From my conversations with Robert – or Bobbie, as he liked to be called, I learned that he was a demolition expert in Vietnam and saw a lot of gruesome stuff. He had PTSD. He put his life back to together got married and had a wife and a child and a home in New Jersey. He said he lost his family in a home fire, and completely broke down, became homeless. That was the story he told me.
I told Robert about the fact that I was a painter, and that I did portraits. I asked him if he would sit with me for a portrait and I told him I could pay him. He agreed, and one day came up to my studio and sat. I drew his portrait in pencil, as a plan for an eventual painting. After the session was finished he looked at the drawing and told me, ‘That’s me all right. Just sitting and waiting. I’ve spent my entire life waiting.” The date on the drawing is April 2001.
We never got the portrait finished. Robert’s health worsened, He didn’t look good. For some time, I didn’t see him in front of the deli and I wondered what he was up to. One day in 2004 I got a call from the city morgue asking me to identify a body. Robert had passed away, from a heart attack I was told. My number was in his wallet when he died.
There was no next of kin that I knew of. But I didn’t want to see Robert buried on Hart Island for anonymous bodies. I found out about a charitable burial site for the Jewish homeless and poor. I contacted them, they asked me “Was he Jewish?” and I told them, “I think so.” OK, I stretched the truth. I had no idea if Robert was Jewish or not. But they did claim his body and he was buried out in Long Island. My wife and I when to see his plot later when a headstone was installed. It was nice.
After I found out that Robert died, I thought about the many people in the neighborhood that knew Robert and I posted the news of his death on the tree that he leaned against. I placed candles at the foot of the tree. I thought that there might be a way for people to come together and remember him. I left my phone number on the sign for anyone who wanted to contact me to organize the memorial. I did get a call form about four people,
As a group, we approached the Marble Collegiate Church located across the street from the deli. We approached the head pastor and spoke to him about our plans to give Robert a memorial. He knew of Robert, and agreed to donate the use of the church space. Our committee of four formed a memorial service, a program, and posted signs.
On the evening of the memorial I would say we had about sixty people in attendance. We had readings, and songs, and people got up to share a favorite story of Robert. The drawing was placed in the front and people placed flowers next to it. We sang “Whatsoever you do, to the least of my brothers, that you do unto me.” There was a jar of Goobers there too.
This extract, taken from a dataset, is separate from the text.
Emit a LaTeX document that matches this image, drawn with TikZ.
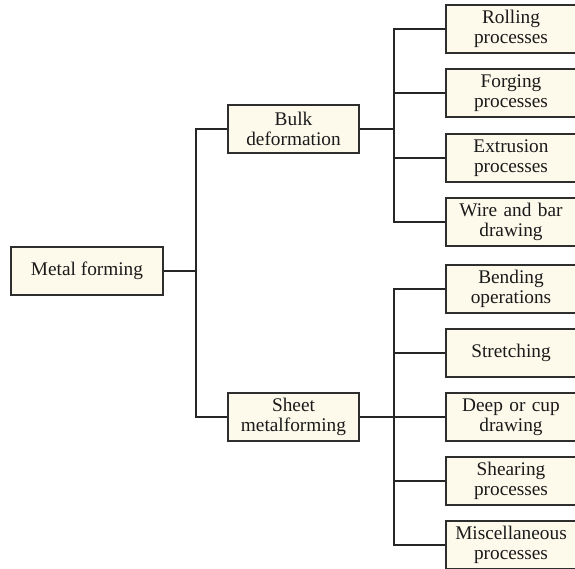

Wow, so many people came to his memorial. I had no idea so many cared for him. But Robert had a sweet side to his personality that was endearing. He really enjoyed greeting people and exchanging pleasantries with them on a warm summer evening; I guess if your homeless that’s about as good as it gets. He touched people’s lives.
I didn’t know I would become so involved in Robert’s life but I can say that Spirit moved me to ensure that his burial was respectful and that he was remembered. The drawing is probably the only tangible record of Robert’s image left in the world. And I have my story which I share with you.
I called him Bobbie, and he called me Bernie. Not many people call me Bernie, but he could.